The friend shakes his head.

“I’m not so sure,” he says. “Looks to me like he’s got a pretty good game.”

That, in a nutshell, is the Tank Kronemann viewing experience. The first impression arrives with a snicker, but stick around long enough and you’ll take your place among the converted.

“I hear everything that goes on in the stands. I’m very aware,” Kronemann says. “I catch flak for my size, for the way I play. I hear, daily, ‘You can’t be a tennis player. You’re too big. You’re going to wear down.’

“But I have a chance to be a four-time All-American and only one other guy has ever done that.”

The other guy is Rick Leach, which isn’t bad company for someone who looks like a blond John Belushi and possesses the same sense of humor.
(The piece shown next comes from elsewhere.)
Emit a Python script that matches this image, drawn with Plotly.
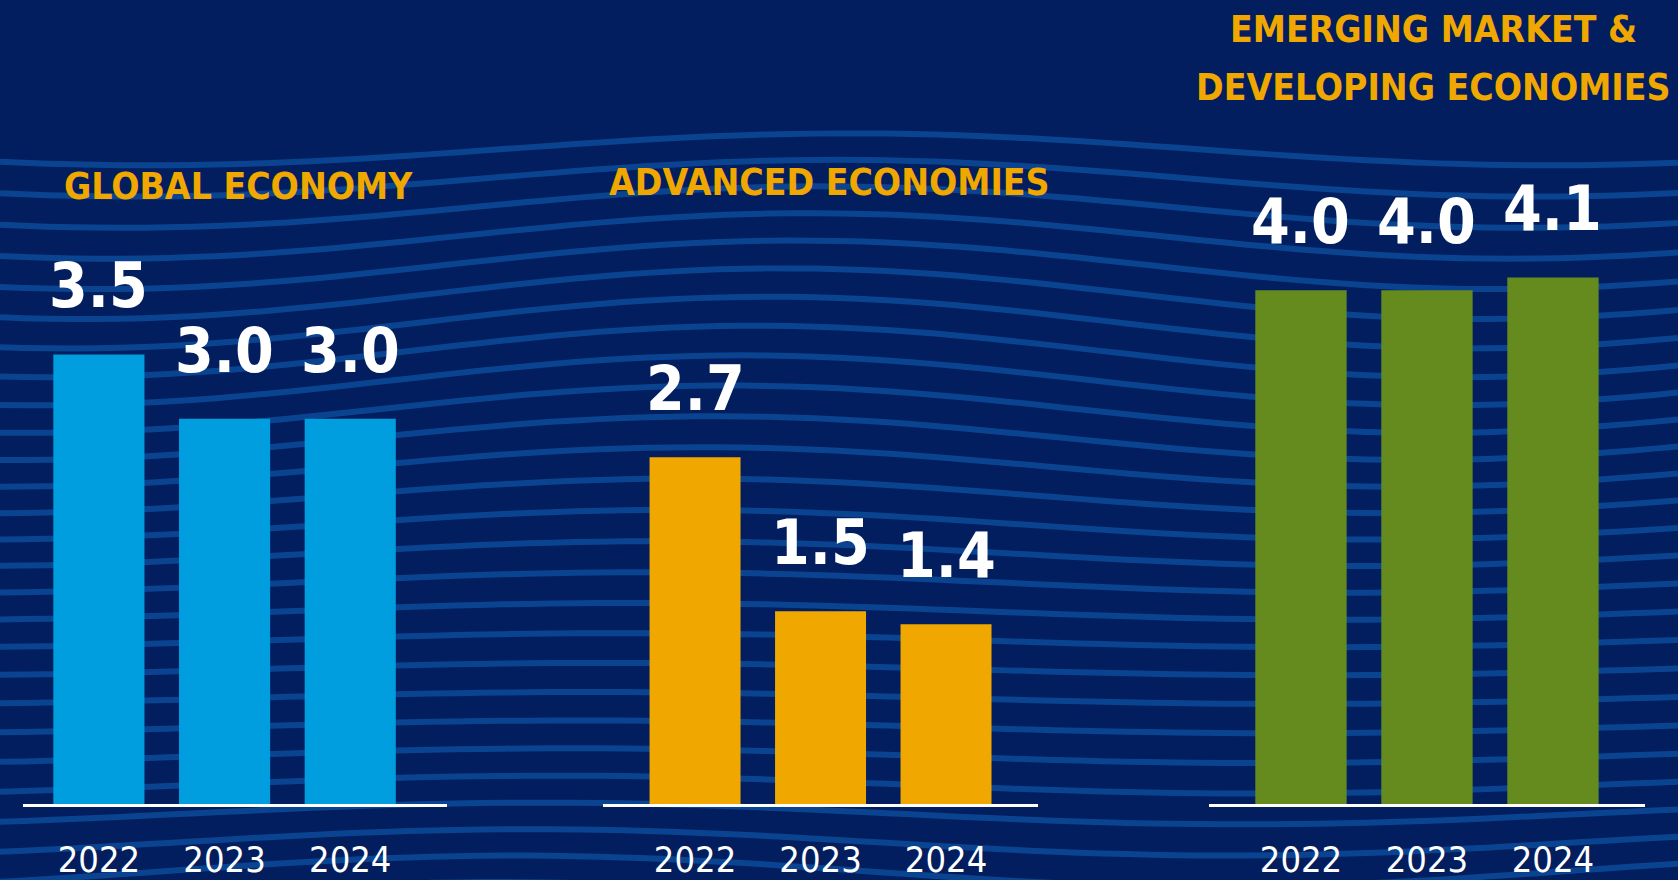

As Kronemann stands at the baseline, as he did during Sunday’s third-set tiebreaker against San Jose State’s Mike Chinchiolo, he cuts an unforgettable figure. Drenched in sweat, his white pullover shirt turns see-through, clinging for dear life to a substantial belly that flops over his belt. A dirt-stained knee brace stretches across a huge left thigh. Scraggly yellow locks billow from beneath a neon green Big Dog surfer cap, its exaggerated, extra-long bill flipped upward in goofball fashion. Yes, America, this is one of your finest collegiate tennis players.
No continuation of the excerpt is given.